Under those rules. It would be great to be able to see us sort of adopt what, yes, what FE’S doing, but we can’t even get everybody to have a shock clock in high school or adopt rule. It’s just, yeah, I, exactly. We can’t even, can’t even figure out any of that out. Alright, before we wrap up, bros, I want to give you a chance, share how people who are listening tonight, how can they reach out to you, get in touch with you, and then after you do that, I’ll jump back in and wrap things up.

[01:18:05] Ras Vanderloo: Absolutely. Do not be ever afraid to call me. Here’s my phone number, giving it out over the airways. People say I’m crazy, I don’t care if I can help one person. I’ll do it. My phone number, cell phone number? 712-253-4504. That’s my phone number. Do not be afraid to call or text me.

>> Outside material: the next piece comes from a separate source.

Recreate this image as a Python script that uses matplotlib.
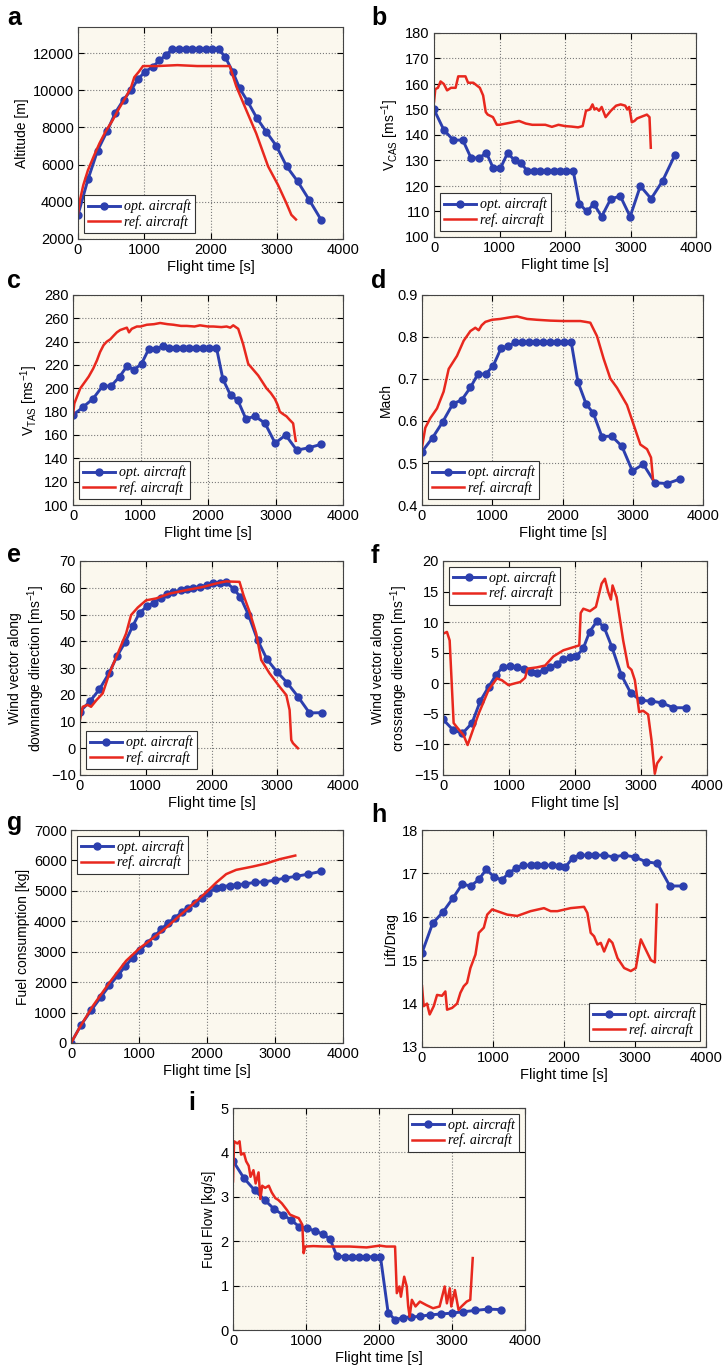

I will reply if I don’t answer, leave a message. I will reply. I’m on Instagram. I’m on Facebook, I’m on Twitter or X or whatever we’re calling it nowadays, I’m on everything. You wouldn’t think an old guy like me is into all that stuff, but I’ve evolved with the ages.

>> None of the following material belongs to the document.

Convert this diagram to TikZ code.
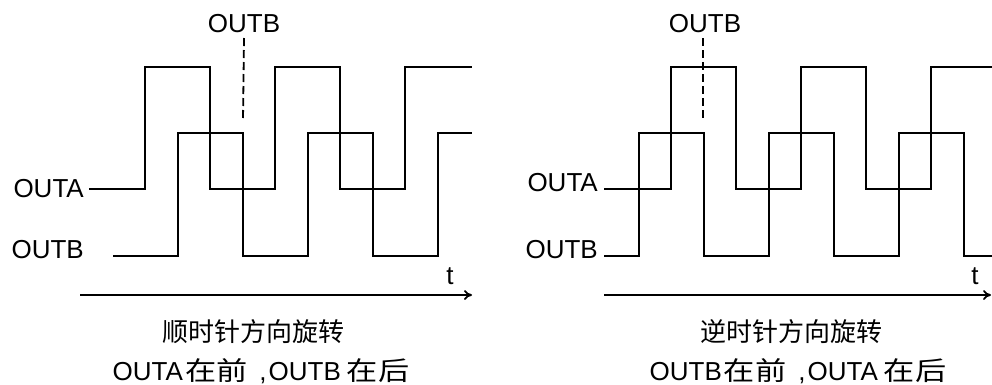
\documentclass[tikz,border=0pt]{standalone}
\usepackage{fontspec}
\setmainfont{Liberation Sans}
\newfontfamily\cjk{Noto Sans CJK SC}
\newfontfamily\cjkwide[FakeStretch=1.2]{Noto Sans CJK SC}
\usetikzlibrary{arrows.meta}
\tikzset{
  wave/.style={line width=1.8pt},
  sig/.style={font=\fontsize{26}{30}\selectfont, inner sep=0pt},
  guide/.style={line width=1.8pt, dash pattern=on 8pt off 4pt},
  taxis/.style={line width=1.8pt, -{To[length=8pt,width=10pt]}}
}
\begin{document}
\begin{tikzpicture}[x=1pt,y=-1pt]
  \useasboundingbox (0,0) rectangle (992,384);
  % Izquierda: horario
  \node[sig, anchor=east] (la) at (84,189) {OUTA};
  \node[sig, anchor=east] (lb) at (84,250) {OUTB};
  \node[sig] (ltop) at (244,24) {OUTB};
  \node[sig] (lt) at (450,276) {t};
  % Onda OUTA
  \draw[wave] (89,189) -| (145,67) -| (210,189) -| (275,67) -| (340,189) -| (405,67) -- (472,67);
  % Onda OUTB
  \draw[wave] (113,256) -| (178,133) -| (243,256) -| (308,133) -| (373,256) -| (438,133) -- (472,133);
  % Linea de referencia
  \coordinate (ld) at (243,120);
  \draw[guide] (ltop.south |- 0,38) -- (ld);
  % Eje t
  \draw[taxis] (80,295) -- (472,295);
  \node[sig, anchor=base] (lc1) at (253,341) {\cjk 顺时针方向旋转};
  \node[sig, anchor=base] (lc2) at (261,380) {OUTA\hspace{2pt}{\cjkwide 在前}\hspace{12pt},\hspace{2pt}OUTB\hspace{6pt}{\cjkwide 在后}};
  % Derecha: antihorario
  \node[sig, anchor=east] (ra) at (598,183) {OUTA};
  \node[sig, anchor=east] (rb) at (598,250) {OUTB};
  \node[sig] (rtop) at (705,24) {OUTB};
  \node[sig] (rt) at (975,276) {t};
  % Onda OUTA
  \draw[wave] (604,189) -| (671,67) -| (736,189) -| (801,67) -| (866,189) -| (931,67) -- (994,67);
  % Onda OUTB
  \draw[wave] (604,256) -| (639,133) -| (704,256) -| (769,133) -| (834,256) -| (899,133) -| (964,256) -- (994,256);
  % Linea de referencia
  \coordinate (rd) at (703,120);
  \draw[guide] (rd |- 0,38) -- (rd);
  % Eje t
  \draw[taxis] (604,295) -- (991,295);
  \node[sig, anchor=base] (rc1) at (791,341) {\cjk 逆时针方向旋转};
  \node[sig, anchor=base] (rc2) at (798,380) {OUTB\hspace{2pt}{\cjkwide 在前}\hspace{12pt},\hspace{2pt}OUTA\hspace{6pt}{\cjkwide 在后}};
\end{tikzpicture}
\end{document}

I think you have to be, if you want to be in tune with what’s going on and what kids are seeing. So any of those platforms of social media, I’m out there. If you have a question I will answer. Like I said, don’t be afraid. My phone number I just gave if I can help one person, I would get enjoyment out of that.

You cannot give me any question that would offend me. Just don’t call me and tell me I’m I suck or anything ’cause I’m already retired, so it doesn’t matter.

[01:19:10] Mike Klinzing: Ras, I cannot thank you enough for taking the time out of your schedule tonight to jump back on with us. It was a pleasure having the conversation.

Congratulations on your retirement. It’s an exciting time where suddenly all these possibilities. I’ve opened up for you Yeah. To see hey, what’s going to be next on, on your timeline. So I’ll be excited to see where you end up and I’m looking forward to the same decisions on my end of it. So again, thank you.

Really appreciate it. And to everyone out there, thanks for listening and we’ll catch you on our next episode. Thanks.